→ **WRITTEN INSTRUCTION**:
In the copy, include every entry exactly but none of the images.

→ **DATA LISTING**:
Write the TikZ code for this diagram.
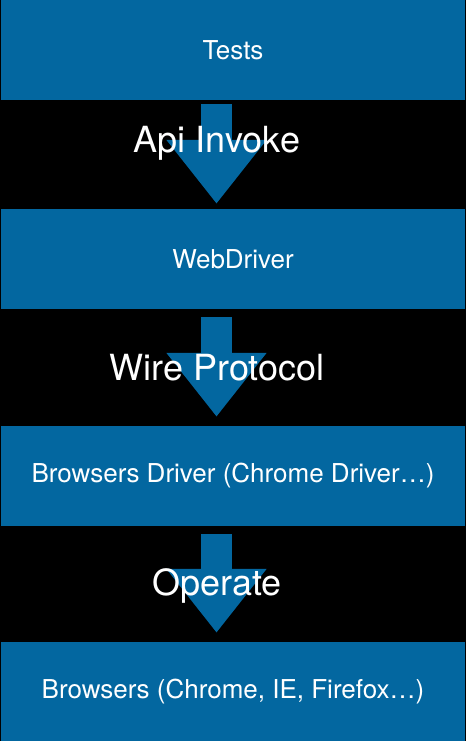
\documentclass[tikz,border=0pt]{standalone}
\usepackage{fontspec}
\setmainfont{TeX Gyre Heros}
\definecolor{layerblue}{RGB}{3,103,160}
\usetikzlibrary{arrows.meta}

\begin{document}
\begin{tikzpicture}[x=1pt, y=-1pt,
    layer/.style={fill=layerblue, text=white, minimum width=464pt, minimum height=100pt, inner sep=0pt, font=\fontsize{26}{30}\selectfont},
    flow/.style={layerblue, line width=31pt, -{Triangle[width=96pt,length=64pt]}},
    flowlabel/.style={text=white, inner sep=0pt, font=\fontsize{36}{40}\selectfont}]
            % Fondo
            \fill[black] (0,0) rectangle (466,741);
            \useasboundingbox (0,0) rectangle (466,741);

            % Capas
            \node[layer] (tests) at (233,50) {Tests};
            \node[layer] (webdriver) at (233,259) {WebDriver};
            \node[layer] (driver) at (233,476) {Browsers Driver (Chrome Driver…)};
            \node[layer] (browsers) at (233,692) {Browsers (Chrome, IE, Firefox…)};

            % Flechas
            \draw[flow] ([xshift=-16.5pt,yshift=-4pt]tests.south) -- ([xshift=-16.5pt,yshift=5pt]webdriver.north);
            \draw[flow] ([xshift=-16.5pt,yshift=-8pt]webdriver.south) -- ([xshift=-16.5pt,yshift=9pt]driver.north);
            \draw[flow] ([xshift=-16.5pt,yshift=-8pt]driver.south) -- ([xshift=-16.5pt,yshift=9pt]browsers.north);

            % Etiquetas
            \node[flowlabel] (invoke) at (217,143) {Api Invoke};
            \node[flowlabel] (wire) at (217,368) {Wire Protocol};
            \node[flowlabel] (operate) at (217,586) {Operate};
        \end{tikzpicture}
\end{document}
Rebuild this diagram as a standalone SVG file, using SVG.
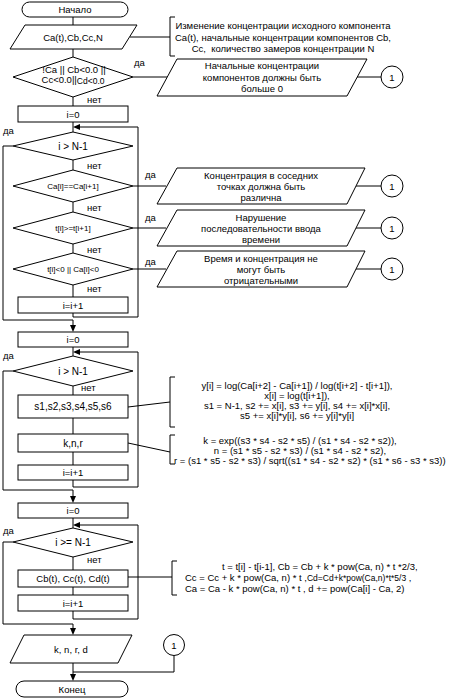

→ **RESULT**:
Write the TikZ code for this diagram.
\documentclass[tikz,border=0pt]{standalone}
\usepackage{fontspec}
\setmainfont{TeX Gyre Heros}
\definecolor{layerblue}{RGB}{3,103,160}
\usetikzlibrary{arrows.meta}

\begin{document}
\begin{tikzpicture}[x=1pt, y=-1pt,
    layer/.style={fill=layerblue, text=white, minimum width=464pt, minimum height=100pt, inner sep=0pt, font=\fontsize{26}{30}\selectfont},
    flow/.style={layerblue, line width=31pt, -{Triangle[width=96pt,length=64pt]}},
    flowlabel/.style={text=white, inner sep=0pt, font=\fontsize{36}{40}\selectfont}]
            % Fondo
            \fill[black] (0,0) rectangle (466,741);
            \useasboundingbox (0,0) rectangle (466,741);

            % Capas
            \node[layer] (tests) at (233,50) {Tests};
            \node[layer] (webdriver) at (233,259) {WebDriver};
            \node[layer] (driver) at (233,476) {Browsers Driver (Chrome Driver…)};
            \node[layer] (browsers) at (233,692) {Browsers (Chrome, IE, Firefox…)};

            % Flechas
            \draw[flow] ([xshift=-16.5pt,yshift=-4pt]tests.south) -- ([xshift=-16.5pt,yshift=5pt]webdriver.north);
            \draw[flow] ([xshift=-16.5pt,yshift=-8pt]webdriver.south) -- ([xshift=-16.5pt,yshift=9pt]driver.north);
            \draw[flow] ([xshift=-16.5pt,yshift=-8pt]driver.south) -- ([xshift=-16.5pt,yshift=9pt]browsers.north);

            % Etiquetas
            \node[flowlabel] (invoke) at (217,143) {Api Invoke};
            \node[flowlabel] (wire) at (217,368) {Wire Protocol};
            \node[flowlabel] (operate) at (217,586) {Operate};
        \end{tikzpicture}
\end{document}
Rebuild this diagram as a standalone SVG file, using SVG.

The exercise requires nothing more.